Our choices for sacrifice to the evil primordial creatures sort of “haunting” this beautiful old Rhode Island mansion are:
-         Alex, played by Guy Pearce.  He’s the divorced dad, architect or some such refurbishing the neglected ruin to its former splendor and opulence.  He’s put every penny he’s got into this house. Of course. Apparently he never looked at blueprints which might have shown him there’s a basement.
-         Kim, played by Katie Holmes, is his design partner and girlfriend, forced into the uncomfortable position of wicked stepmother without benefit of marriage.  Kim, though, is not wicked; she shares artistic talent with her boyfriend’s daughter and pays more beneficent attention to her than either of her real parents. 
-         Sally, Alex’s daughter, is played by Bailee Madison. Her mother Joanne has shipped her east from L.A., where apparently Sally is interfering in her mother’s lifestyle.  Sally seems well behaved, a pretty ordinary kid considering her circumstances, and yet her mother has her on Adderall, which I looked up.  There’s no evidence whatsoever that this kid has any ADHD issues.  She focuses just fine when drawing, she is capable of analysis and conversation, she occupies herself, and if anything is too quiet for her age.  She’s been made to grow up too fast, and the administration of Adderall makes her parents culpable for anything that ever goes wrong with this kid.
-         Mr. Harris, played by Jack Thompson, is the grizzled old local guy who’s the contractor working on the house and grounds.  Mr. Harris’ father worked at the house before him, and told him a few things those city slickers would never believe or understand.  His father was right.
-         Finally there’s the kindly housekeeper, Mrs.Underhill, very well played by Julia Blake.  We really hope she isn’t taken.
-         The Critters.  Do we really care who they are?  The screenplay gives us information about old pre-Christian faeries, but not the pretty kind.

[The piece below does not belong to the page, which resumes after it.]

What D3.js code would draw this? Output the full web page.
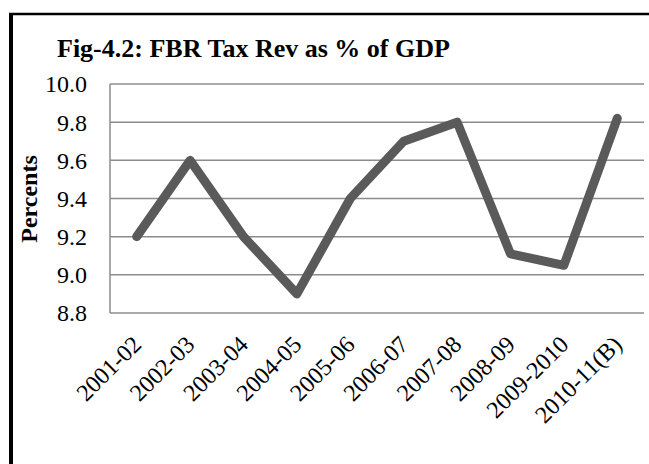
<!DOCTYPE html>
<html>
<head>
<meta charset="utf-8">
<script src="https://cdn.jsdelivr.net/npm/d3@7"></script>
<style>
  body { margin: 0; background: #fff; }
  svg { display: block; font-family: "Liberation Serif", "Times New Roman", serif; }
</style>
</head>
<body>
<svg id="chart" width="649" height="464"></svg>
<script>
var years = ["2001-02", "2002-03", "2003-04", "2004-05", "2005-06",
             "2006-07", "2007-08", "2008-09", "2009-2010", "2010-11(B)"];
var taxRev = [9.2, 9.6, 9.2, 8.9, 9.4, 9.7, 9.8, 9.11, 9.05, 9.82];
var yTicks = [8.8, 9.0, 9.2, 9.4, 9.6, 9.8, 10.0];

var plotLeft = 110, plotRight = 644, plotTop = 84, plotBottom = 313;

var svg = d3.select("#chart");

// outer frame (right and bottom edges fall outside the picture)
svg.append("line").attr("x1", 11).attr("x2", 11).attr("y1", 13).attr("y2", 470)
    .attr("stroke", "#000").attr("stroke-width", 4);
svg.append("line").attr("x1", 9).attr("x2", 660).attr("y1", 14).attr("y2", 14)
    .attr("stroke", "#000").attr("stroke-width", 2.5);

var x = d3.scaleBand().domain(years).range([plotLeft, plotRight]);
var y = d3.scaleLinear().domain([8.8, 10.0]).range([plotBottom, plotTop]);

// gridlines
svg.append("g").selectAll("line")
    .data(yTicks)
  .enter().append("line")
    .attr("x1", plotLeft).attr("x2", plotRight)
    .attr("y1", function(d) { return y(d); })
    .attr("y2", function(d) { return y(d); })
    .attr("stroke", "#8c8c8c").attr("stroke-width", 1.5);

// left axis line
svg.append("line").attr("x1", plotLeft).attr("x2", plotLeft)
    .attr("y1", plotTop).attr("y2", plotBottom)
    .attr("stroke", "#8c8c8c").attr("stroke-width", 1.5);

// y tick labels
svg.append("g").selectAll("text")
    .data(yTicks)
  .enter().append("text")
    .attr("x", 87)
    .attr("y", function(d) { return y(d); })
    .attr("dy", "0.35em")
    .attr("text-anchor", "end")
    .style("font-size", "24px")
    .text(function(d) { return d3.format(".1f")(d); });

// x labels, rotated
svg.append("g").selectAll("text")
    .data(years)
  .enter().append("text")
    .attr("transform", function(d) {
      return "translate(" + (x(d) + x.bandwidth() / 2 + 6) + ",346) rotate(-45)";
    })
    .attr("text-anchor", "end")
    .style("font-size", "24px")
    .text(function(d) { return d; });

// line
var line = d3.line()
    .x(function(d, i) { return x(years[i]) + x.bandwidth() / 2; })
    .y(function(d) { return y(d); });

svg.append("path")
    .datum(taxRev)
    .attr("d", line)
    .attr("fill", "none")
    .attr("stroke", "#5a5a5a")
    .attr("stroke-width", 9)
    .attr("stroke-linejoin", "round")
    .attr("stroke-linecap", "round");

// title
svg.append("text")
    .attr("x", 57).attr("y", 57)
    .style("font-size", "26px").style("font-weight", "bold")
    .text("Fig-4.2: FBR Tax Rev as % of GDP");

// y axis title
svg.append("text")
    .attr("transform", "translate(37,199) rotate(-90)")
    .attr("text-anchor", "middle")
    .style("font-size", "24px").style("font-weight", "bold")
    .text("Percents");
</script>
</body>
</html>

They don’t like the light, which is supposedly why a Polaroid flash camera is used throughout.  A digital camera would have served as well, since you can see the pix immediately and the cameras do flash.  I have to believe this is a hangover from the 1970s teleplay on which the screenplay was based.  This viewer saw way too much of the creepy critters in light and dark.

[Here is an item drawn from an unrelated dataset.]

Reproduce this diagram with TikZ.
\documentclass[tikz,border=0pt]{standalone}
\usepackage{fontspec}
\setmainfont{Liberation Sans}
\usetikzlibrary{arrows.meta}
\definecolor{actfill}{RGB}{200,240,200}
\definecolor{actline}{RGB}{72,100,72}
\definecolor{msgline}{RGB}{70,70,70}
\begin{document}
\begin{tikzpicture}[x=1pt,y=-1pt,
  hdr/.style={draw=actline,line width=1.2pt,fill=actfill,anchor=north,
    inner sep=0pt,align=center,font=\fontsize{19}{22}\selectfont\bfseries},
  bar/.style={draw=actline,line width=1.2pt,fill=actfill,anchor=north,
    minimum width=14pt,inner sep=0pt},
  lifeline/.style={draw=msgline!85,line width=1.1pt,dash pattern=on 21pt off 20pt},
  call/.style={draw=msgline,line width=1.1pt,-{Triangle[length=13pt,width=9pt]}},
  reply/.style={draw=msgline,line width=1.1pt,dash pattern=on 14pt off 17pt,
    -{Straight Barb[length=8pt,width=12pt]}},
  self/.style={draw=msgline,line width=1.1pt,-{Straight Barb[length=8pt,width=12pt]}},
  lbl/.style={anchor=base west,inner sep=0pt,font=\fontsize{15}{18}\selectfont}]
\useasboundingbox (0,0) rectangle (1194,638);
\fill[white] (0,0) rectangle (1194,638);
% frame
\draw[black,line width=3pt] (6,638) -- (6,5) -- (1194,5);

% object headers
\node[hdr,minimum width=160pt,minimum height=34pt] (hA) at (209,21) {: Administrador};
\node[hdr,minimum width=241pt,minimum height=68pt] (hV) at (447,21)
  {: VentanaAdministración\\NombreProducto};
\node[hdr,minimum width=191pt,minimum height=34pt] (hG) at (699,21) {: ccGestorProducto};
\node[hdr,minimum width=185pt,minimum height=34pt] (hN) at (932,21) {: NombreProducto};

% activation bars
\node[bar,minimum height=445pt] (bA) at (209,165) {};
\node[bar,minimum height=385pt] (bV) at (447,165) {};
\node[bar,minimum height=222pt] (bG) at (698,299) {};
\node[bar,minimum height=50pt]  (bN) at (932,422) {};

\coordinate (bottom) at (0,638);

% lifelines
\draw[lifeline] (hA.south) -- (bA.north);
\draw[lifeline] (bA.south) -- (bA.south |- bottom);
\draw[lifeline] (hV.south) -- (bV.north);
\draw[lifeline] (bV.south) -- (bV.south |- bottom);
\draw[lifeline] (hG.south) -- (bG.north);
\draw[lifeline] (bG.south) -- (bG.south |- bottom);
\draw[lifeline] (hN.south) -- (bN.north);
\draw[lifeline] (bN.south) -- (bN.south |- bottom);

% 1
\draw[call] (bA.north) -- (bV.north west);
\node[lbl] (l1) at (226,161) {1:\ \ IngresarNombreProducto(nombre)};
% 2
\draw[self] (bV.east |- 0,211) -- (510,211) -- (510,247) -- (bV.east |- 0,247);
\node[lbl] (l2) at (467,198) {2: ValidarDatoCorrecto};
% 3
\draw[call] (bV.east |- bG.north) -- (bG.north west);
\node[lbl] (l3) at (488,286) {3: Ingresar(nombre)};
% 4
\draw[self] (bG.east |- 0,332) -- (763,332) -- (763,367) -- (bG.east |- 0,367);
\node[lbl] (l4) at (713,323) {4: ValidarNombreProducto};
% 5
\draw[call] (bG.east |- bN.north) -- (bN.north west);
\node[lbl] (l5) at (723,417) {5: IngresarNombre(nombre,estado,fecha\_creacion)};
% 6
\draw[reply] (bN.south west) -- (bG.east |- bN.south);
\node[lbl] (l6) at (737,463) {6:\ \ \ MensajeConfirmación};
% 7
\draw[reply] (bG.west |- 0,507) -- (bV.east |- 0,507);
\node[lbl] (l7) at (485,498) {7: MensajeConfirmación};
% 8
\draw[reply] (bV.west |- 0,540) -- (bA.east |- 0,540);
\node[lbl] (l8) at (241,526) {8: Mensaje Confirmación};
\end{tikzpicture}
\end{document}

Nasty-looking little beasties do nasty things, for which the child Sally is blamed.  The beasties talk to her, trying to make friends.  Sally is so miserable, unloved, and lonely, that she’s ready to accept the whispering things if they hadn’t been so danged destructive and mean.

The standard character list in place, the locale, the monsters, everything’s ready.  So, scary movie?  No.  While it tries for atmospheric yet realistic lighting, it succeeds at neither.  It was creepier in the theatre before the film came on, what with some of the house lights not working.  “Don’t Be Afraid of the Dark” is predictable, it lingers over shots of clattering little feet, on bright eyes in the corners, nooks, and crannies.  For suspense to be accomplished, we ought not see these things, until very near the end, so the camera’s supposed to cut away from them.  Put together all the elements and what the filmmakers wrought was an hour-and-a-half-long movie that felt like it ran over two hours.

I’m proclaiming bad writing and bad directing.  The actors all do their jobs reasonably well.  Mrs. Underhill was my favorite, but I also liked the librarian’s brief appearance (James Mackay) and the always reliable Alan Dale as the prospective purchaser of the overdone house. 

~ Molly Matera, signing off with a sigh of disappointment.  Thinking I’ll watch Robert Wise’s “The Haunting” from 1960 for some intelligent frights. Or maybe I'll just read.